To: SubMareener; fortheDeclaration
The vacuum has energy, and "contains" space--so technically it's not "nothing." Right? Or am I confused?
Can't we say that even the pre-Big Bang singularity had--at a minimum--mass, and so was not "nothing?"
If you can explain the phenomenon of vacuum energy in layman's terms, I would appreciate it.
Sorry, this previous post was intended for SubMareener.
posted on 02/24/2005 6:53:43 AM PST
("I don't care. I'm still free. You can't take the sky from me.")
It appears from the experimental evidence, that what we call "empty space" is actually made up of a froth of "stuff". It is a little like the air we breath. You can't see it, but is has effects you can measure.
In the current wave/particle quantum models, this is described as particles and their anti particles suddenly materializing in free space. The now real, virtual particles, recombine before anyone notices that they are there, usually.

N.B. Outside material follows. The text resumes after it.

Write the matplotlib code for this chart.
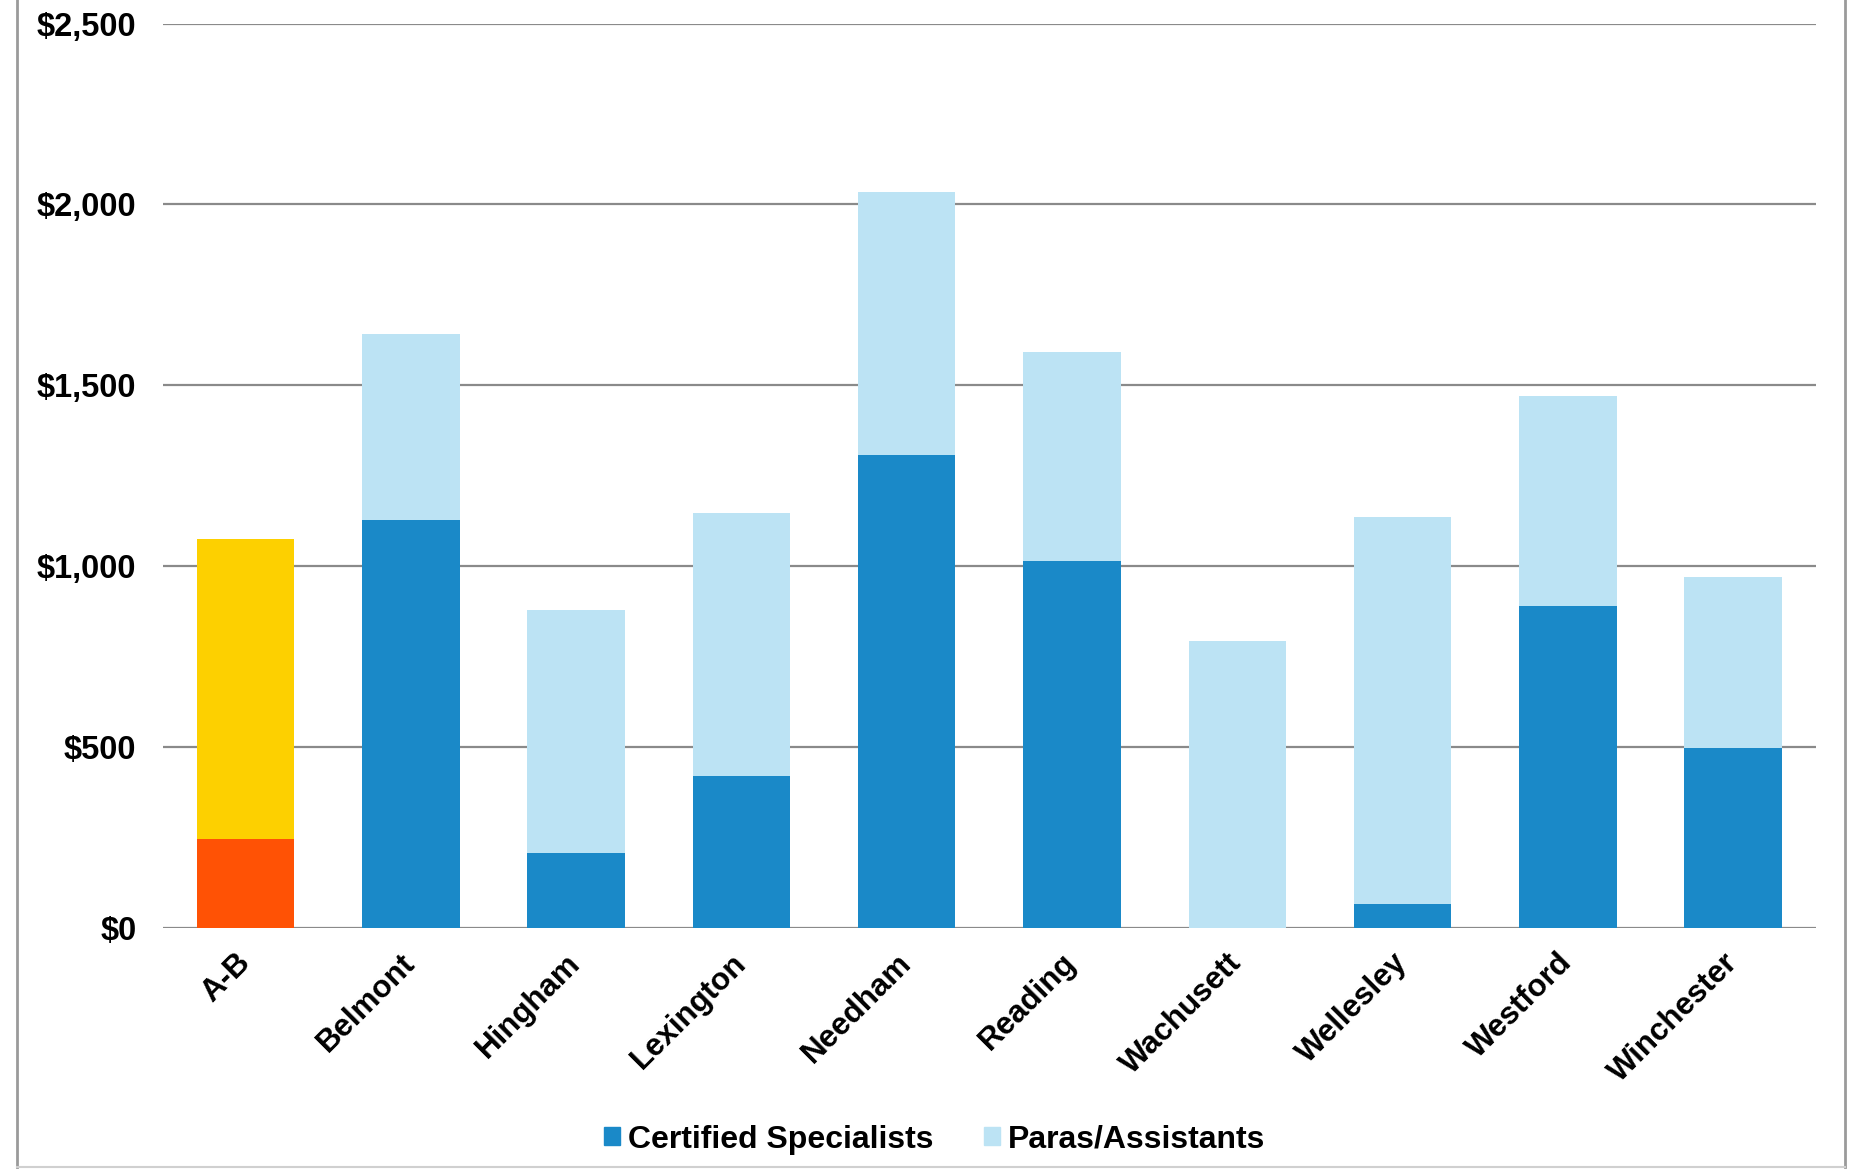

There are exceptions that make it so one can notice. Near the event horizon of a black hole, one particle could fall in, while the other escapes. This is the effect that causes black holes to gradually evaporate.
The other effect, an I have forgotten its name, takes place when the vacuum is very thin between two metal plates. In this case, the virtual particles made real get trapped in the metal and can't recombine with their partners. This causes a measurable force between the plates.